The Emerging Opportunity for a 2.0 Reset
Minority Depository Institutions (MDIs) have long served as vital anchors in their communities, providing essential financial services and fostering economic growth. In today’s rapidly evolving financial landscape, new business models and technologies are presenting both significant opportunities and complex challenges. Among these, Banking as a Service (BaaS) is a business model under active consideration by MDIs.
In a recent survey among NBA members focused broadly on fintech partnerships, respondents expressed interest in piloting a software platform designed to monitor BaaS partnerships. This willingness to explore specialized tools for managing BaaS relationships points toward tangible interest in adopting or engaging with this business model.
BaaS offers MDIs a pathway to expanding their reach and, more importantly, increasing their deposit base. However, pursuing these opportunities requires careful navigation of inherent risks.
MDIs face significant perceived risks when engaging in technology partnerships, including those that underpin BaaS models. Operational risk is frequently ranked as the highest — or second highest — magnitude risk by survey respondents evaluating potential fintech partnerships. Regulatory risk is also a consistent top concern, often ranked as the first or second most significant. Other risks identified include reputational and financial risks, though these are often ranked lower than operational and regulatory concerns.

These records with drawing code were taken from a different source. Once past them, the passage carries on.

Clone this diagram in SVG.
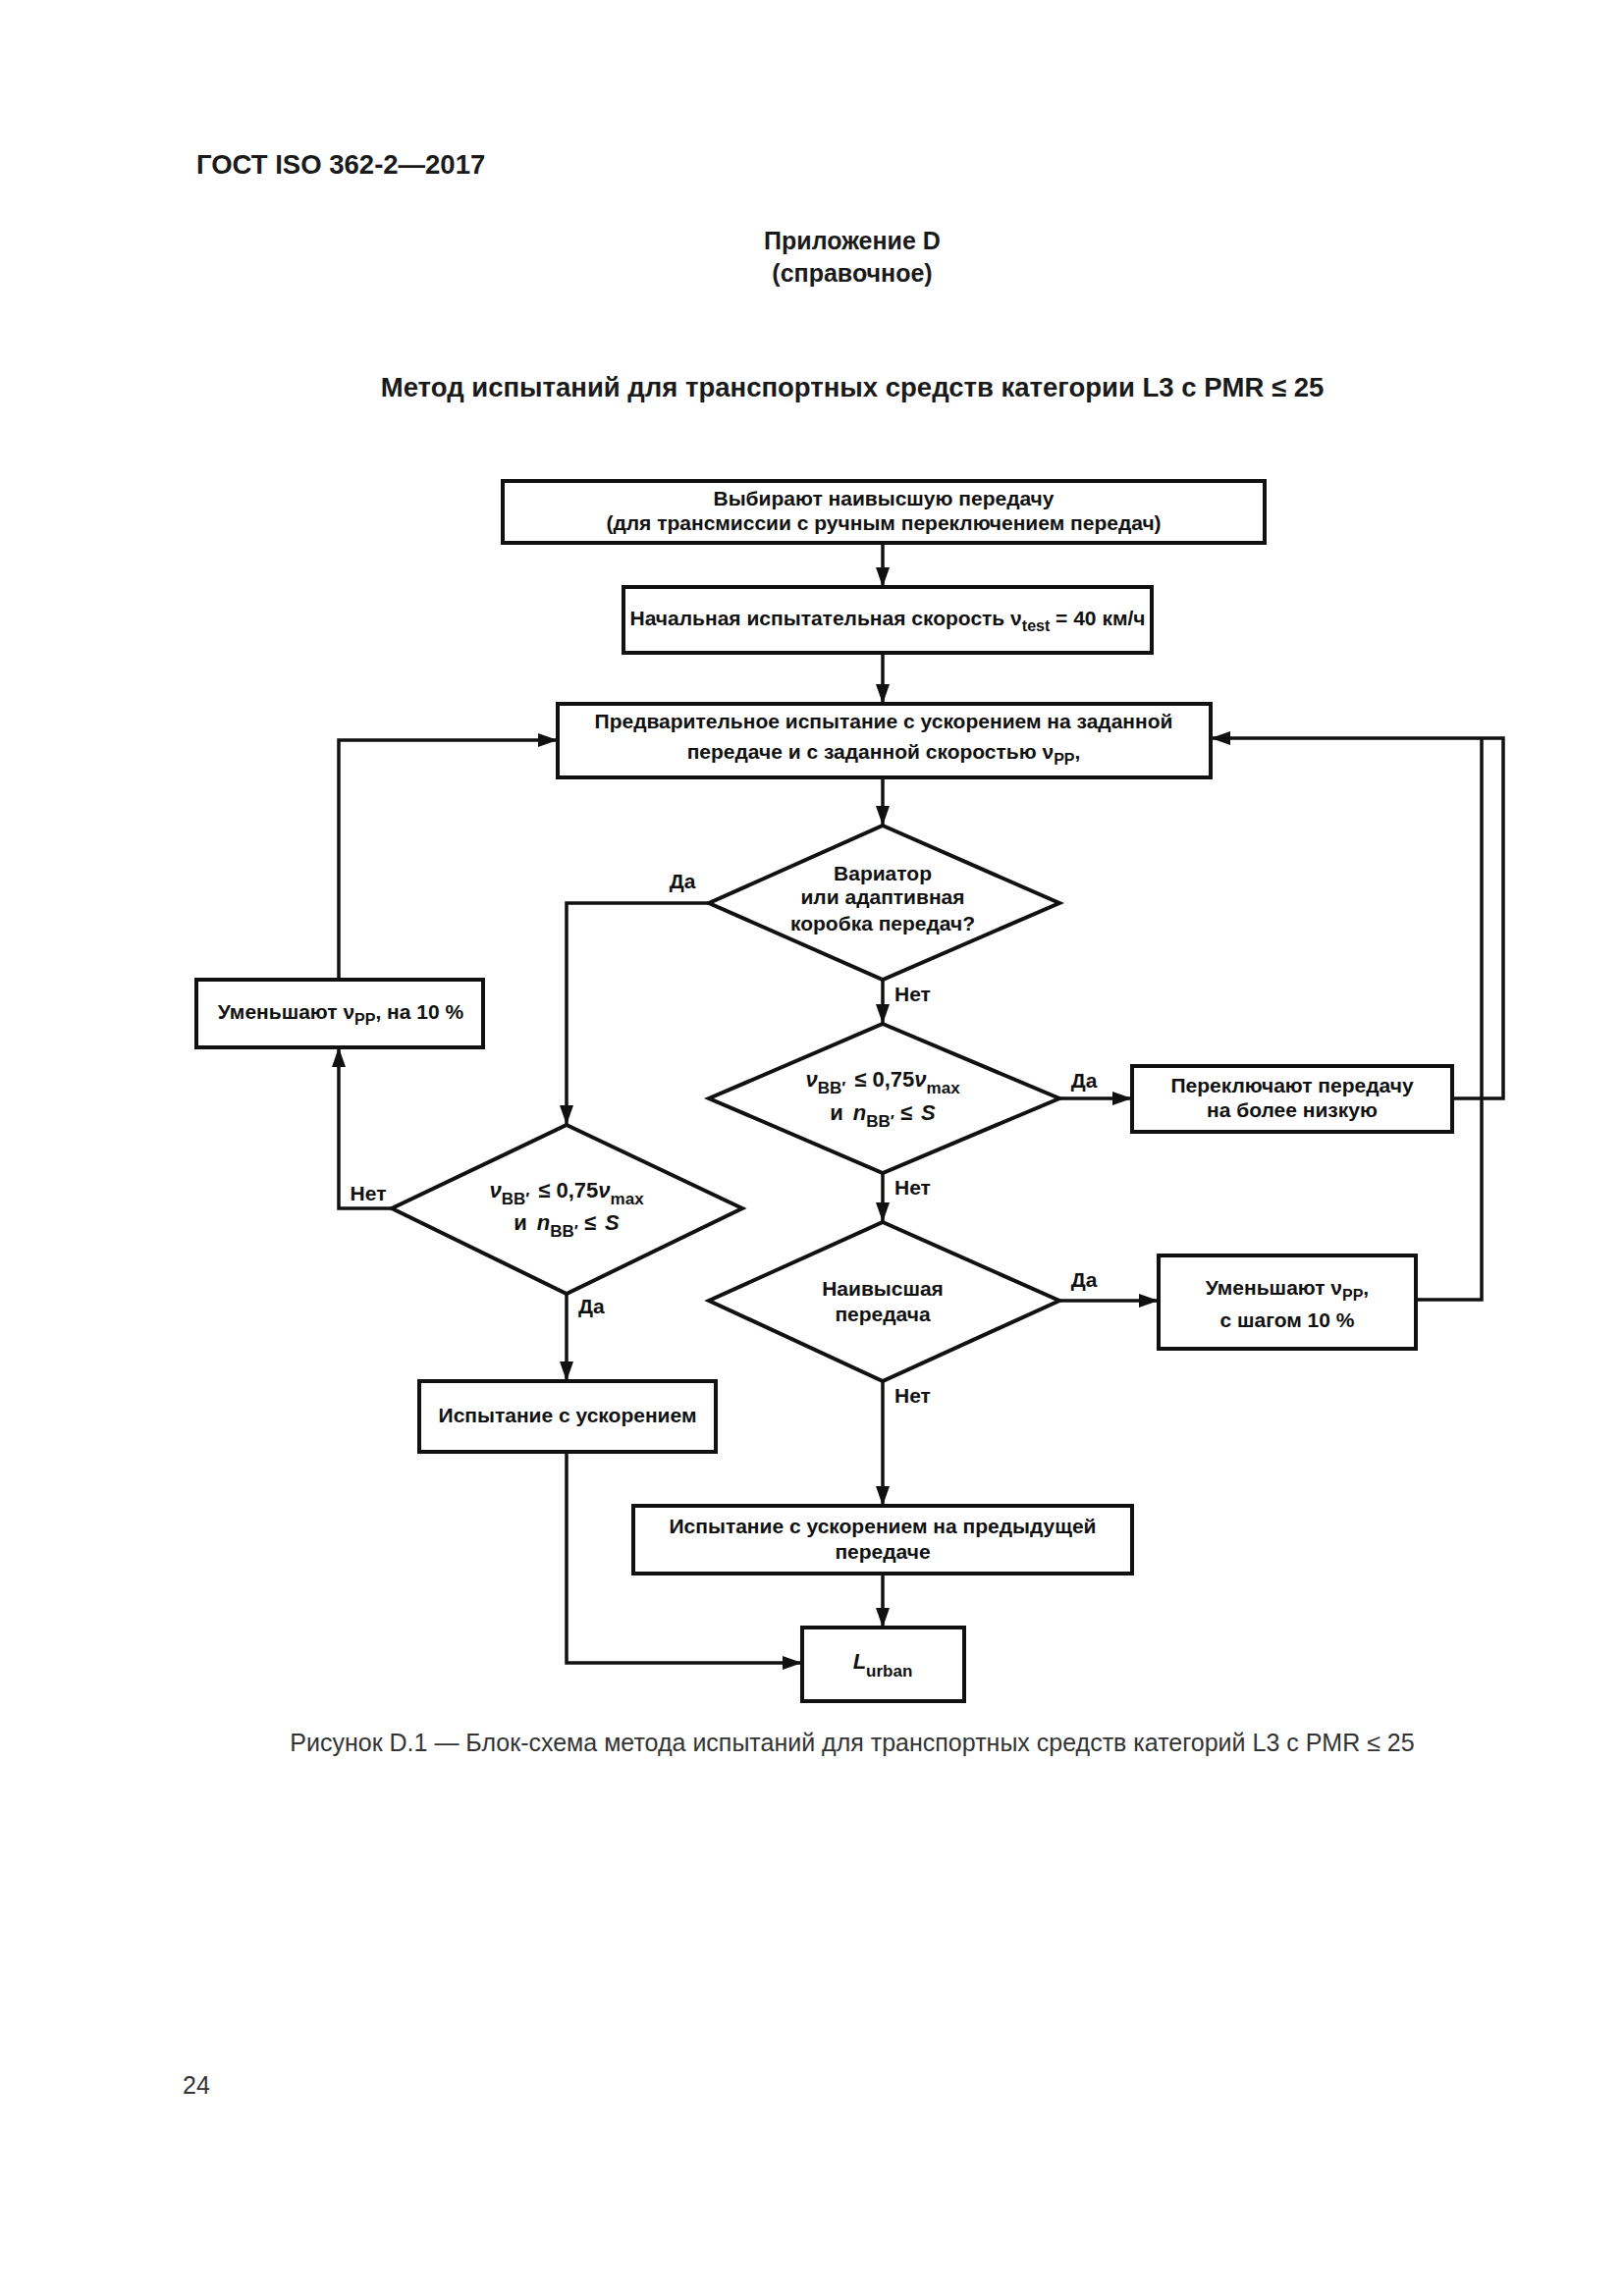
<svg xmlns="http://www.w3.org/2000/svg" width="1654" height="2339" viewBox="0 0 1654 2339">
<style>
  .hdr { font-family: "Liberation Sans", Arial, sans-serif; font-weight: bold; font-size: 25px; fill: #1a1a1a; }
  .big { font-size: 27.5px; }
  .t { font-family: "Liberation Sans", Arial, sans-serif; font-weight: bold; font-size: 21px; fill: #111; text-anchor: middle; }
  .f { font-family: "Liberation Sans", Arial, sans-serif; font-weight: bold; font-size: 22px; fill: #111; text-anchor: middle; }
  .lbl { font-family: "Liberation Sans", Arial, sans-serif; font-weight: bold; font-size: 21px; fill: #111; }
  .cap { font-family: "Liberation Sans", Arial, sans-serif; font-size: 25px; fill: #333; text-anchor: middle; }
  .box { fill: #fff; stroke: #111; stroke-width: 4; }
  .ln { fill: none; stroke: #111; stroke-width: 3.5; }
  .sub { font-size: 16px; }
  .fs { font-size: 17px; }
  .it { font-style: italic; }
</style>
<defs>
  <marker id="ah" markerUnits="userSpaceOnUse" markerWidth="22" markerHeight="14" refX="20" refY="7" orient="auto">
    <path d="M0,0 L20,7 L0,14 Z" fill="#111"/>
  </marker>
</defs>
<rect width="1654" height="2339" fill="#fff"/>

<text class="hdr big" x="200" y="177">ГОСТ ISO 362-2—2017</text>
<text class="hdr" x="868" y="254" text-anchor="middle">Приложение D</text>
<text class="hdr" x="868" y="287" text-anchor="middle">(справочное)</text>
<text class="hdr big" x="868" y="404" text-anchor="middle">Метод испытаний для транспортных средств категории L3 с PMR ≤ 25</text>

<g id="connectors">
  <path class="ln" d="M899,553 L899,598" marker-end="url(#ah)"/>
  <path class="ln" d="M899,665 L899,717" marker-end="url(#ah)"/>
  <path class="ln" d="M899,792 L899,841" marker-end="url(#ah)"/>
  <path class="ln" d="M722,920 L577,920 L577,1146" marker-end="url(#ah)"/>
  <path class="ln" d="M899,998 L899,1043" marker-end="url(#ah)"/>
  <path class="ln" d="M1079,1119 L1153,1119" marker-end="url(#ah)"/>
  <path class="ln" d="M1479,1119 L1531,1119 L1531,752 L1233,752" marker-end="url(#ah)"/>
  <path class="ln" d="M899,1195 L899,1245" marker-end="url(#ah)"/>
  <path class="ln" d="M1079,1325 L1180,1325" marker-end="url(#ah)"/>
  <path class="ln" d="M1442,1324 L1509,1324 L1509,752"/>
  <path class="ln" d="M899,1407 L899,1534" marker-end="url(#ah)"/>
  <path class="ln" d="M899,1603 L899,1658" marker-end="url(#ah)"/>
  <path class="ln" d="M399,1231 L345,1231 L345,1067" marker-end="url(#ah)"/>
  <path class="ln" d="M345,998 L345,754 L568,754" marker-end="url(#ah)"/>
  <path class="ln" d="M577,1318 L577,1407" marker-end="url(#ah)"/>
  <path class="ln" d="M577,1479 L577,1694 L817,1694" marker-end="url(#ah)"/>
  <text class="lbl" x="695" y="905" text-anchor="middle">Да</text>
  <text class="lbl" x="911" y="1020">Нет</text>
  <text class="lbl" x="1104" y="1108" text-anchor="middle">Да</text>
  <text class="lbl" x="911" y="1217">Нет</text>
  <text class="lbl" x="1104" y="1311" text-anchor="middle">Да</text>
  <text class="lbl" x="911" y="1429">Нет</text>
  <text class="lbl" x="375" y="1223" text-anchor="middle">Нет</text>
  <text class="lbl" x="589" y="1338">Да</text>
</g>

<g id="n1">
  <rect class="box" x="512" y="490" width="776" height="63"/>
  <text class="t" x="900" y="515">Выбирают наивысшую передачу</text>
  <text class="t" x="900" y="540">(для трансмиссии с ручным переключением передач)</text>
</g>
<g id="n2">
  <rect class="box" x="635" y="598" width="538" height="67"/>
  <text class="t" x="904" y="637">Начальная испытательная скорость ν<tspan class="sub" dy="6">test</tspan><tspan dy="-6"> = 40 км/ч</tspan></text>
</g>
<g id="n3">
  <rect class="box" x="568" y="717" width="665" height="75"/>
  <text class="t" x="900" y="742">Предварительное испытание с ускорением на заданной</text>
  <text class="t" x="900" y="773">передаче и с заданной скоростью ν<tspan class="sub" dy="6">PP</tspan><tspan dy="-6">,</tspan></text>
</g>
<g id="d1">
  <polygon class="box" points="899,841 1079,920 899,998 722,920"/>
  <text class="t" x="899" y="897">Вариатор</text>
  <text class="t" x="899" y="921">или адаптивная</text>
  <text class="t" x="899" y="948">коробка передач?</text>
</g>
<g id="d2">
  <polygon class="box" points="899,1043 1079,1119 899,1195 722,1119"/>
  <text class="f" x="899" y="1107"><tspan class="it">ν</tspan><tspan class="fs" dy="7">BB′</tspan><tspan dy="-7" dx="9">≤ 0,75</tspan><tspan class="it">ν</tspan><tspan class="fs" dy="7">max</tspan></text>
  <text class="f" x="899" y="1141">и <tspan class="it" dx="4">n</tspan><tspan class="fs" dy="7">BB′</tspan><tspan dy="-7" dx="6">≤ </tspan><tspan class="it" dx="3">S</tspan></text>
</g>
<g id="n4">
  <rect class="box" x="1153" y="1086" width="326" height="67"/>
  <text class="t" x="1316" y="1113">Переключают передачу</text>
  <text class="t" x="1316" y="1138">на более низкую</text>
</g>
<g id="d3">
  <polygon class="box" points="899,1245 1079,1325 899,1407 722,1325"/>
  <text class="t" x="899" y="1320">Наивысшая</text>
  <text class="t" x="899" y="1346">передача</text>
</g>
<g id="n5">
  <rect class="box" x="1180" y="1279" width="262" height="95"/>
  <text class="t" x="1311" y="1319">Уменьшают ν<tspan class="sub" dy="6">PP</tspan><tspan dy="-6">,</tspan></text>
  <text class="t" x="1311" y="1352">с шагом 10 %</text>
</g>
<g id="n6">
  <rect class="box" x="645" y="1534" width="508" height="69"/>
  <text class="t" x="899" y="1562">Испытание с ускорением на предыдущей</text>
  <text class="t" x="899" y="1588">передаче</text>
</g>
<g id="n7">
  <rect class="box" x="817" y="1658" width="165" height="75"/>
  <text class="f" x="899" y="1700"><tspan class="it">L</tspan><tspan class="fs" dy="8">urban</tspan></text>
</g>
<g id="n8">
  <rect class="box" x="200" y="998" width="292" height="69"/>
  <text class="t" x="347" y="1038">Уменьшают ν<tspan class="sub" dy="6">PP</tspan><tspan dy="-6">, на 10 %</tspan></text>
</g>
<g id="d4">
  <polygon class="box" points="577,1146 756,1231 577,1318 399,1231"/>
  <text class="f" x="577" y="1220"><tspan class="it">ν</tspan><tspan class="fs" dy="7">BB′</tspan><tspan dy="-7" dx="9">≤ 0,75</tspan><tspan class="it">ν</tspan><tspan class="fs" dy="7">max</tspan></text>
  <text class="f" x="577" y="1253">и <tspan class="it" dx="4">n</tspan><tspan class="fs" dy="7">BB′</tspan><tspan dy="-7" dx="6">≤ </tspan><tspan class="it" dx="3">S</tspan></text>
</g>
<g id="n9">
  <rect class="box" x="427" y="1407" width="302" height="72"/>
  <text class="t" x="578" y="1449">Испытание с ускорением</text>
</g>

<text class="cap" x="868" y="1784">Рисунок D.1 — Блок-схема метода испытаний для транспортных средств категорий L3 с PMR ≤ 25</text>
<text class="cap" x="200" y="2133" text-anchor="start">24</text>
</svg>
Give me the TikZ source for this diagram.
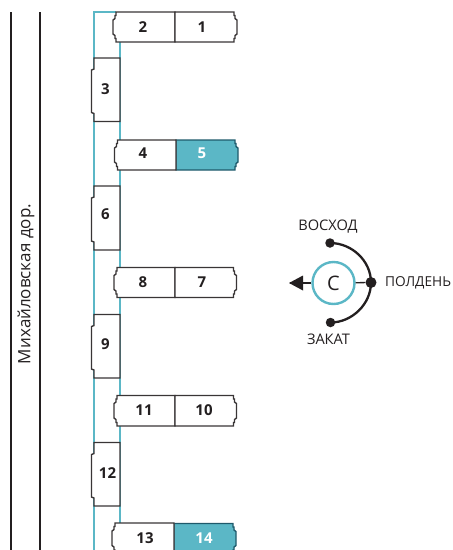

Beyond risk identification, MDIs also highlighted the practical challenges of managing these partnerships. Challenges most frequently cited by respondents include “lack of visibility into fintech operations” and “regulatory compliance.” Inadequate risk monitoring tools and resource constraints were also commonly mentioned.
Given this landscape of interest in BaaS opportunities — coupled with clear concerns about managing the associated risks and compliance requirements — the path forward for MDIs is clear: they must identify risk-adjusted partnership options to increase their deposit base while avoiding penalties for failing to supervise partners.
The regulatory environment is unforgiving. Failing to effectively supervise third-party relationships — including BaaS partners — can lead to significant regulatory scrutiny and potential enforcement actions. The data on bank enforcement actions paints a stark picture: receiving a formal enforcement action from a primary federal regulator can severely impact a bank’s survival prospects. A recent analysis by the Klaros Group reveals that for small community banks, especially state non-member banks (FDIC-regulated) with less than $100 million in assets, the five-year survival probability after receiving a formal order was a mere 41%.
To effectively identify risk-adjusted BaaS options and supervise partners to avoid penalties, MDIs need appropriate tools and strategies. NBA members have identified several advanced technology strategies for monitoring fintech partnerships. These create a highly auditable and secure foundation and include:
Pioneer and build an advanced adjacent core platform
Implement real-time risk monitoring
Automated compliance checks
Embedded integration with regulatory requirements
Audit trail and reporting
One MDI has distinguished itself as a leader in financial innovation by pioneering its own advanced technology components to facilitate embedded banking while maintaining rigorous risk controls. To mitigate both internal and external fraud, the bank developed unique operating lanes that restrict payments to pre-approved destinations. Their proprietary approach includes a zero-trust architecture and near-real-time risk management systems. These systems — equipped with “brakes and kill-switches” for irrevocable payments — pre-dated industry standards like FedNow. By integrating digital identity tokens directly into their APIs, they ensure that fintech partners only initiate transactions for KYC-verified entities, creating a highly auditable and secure foundation for their BaaS operations.
Conclusion
BaaS represents a potential “2.0 Reset” opportunity for MDIs to innovate and grow. However, unlocking this opportunity safely requires a strategic, risk-aware approach. MDIs must prioritize investing in leading technology, conducting rigorous due diligence in selecting partners, managing operational and regulatory risks, building effective oversight and compliance tools, and ensuring thorough supervision of all third-party activities. Only by doing so can they harness the benefits of BaaS while mitigating the severe consequences of non-compliance. The time to assess these opportunities and prepare for the associated complexities is now.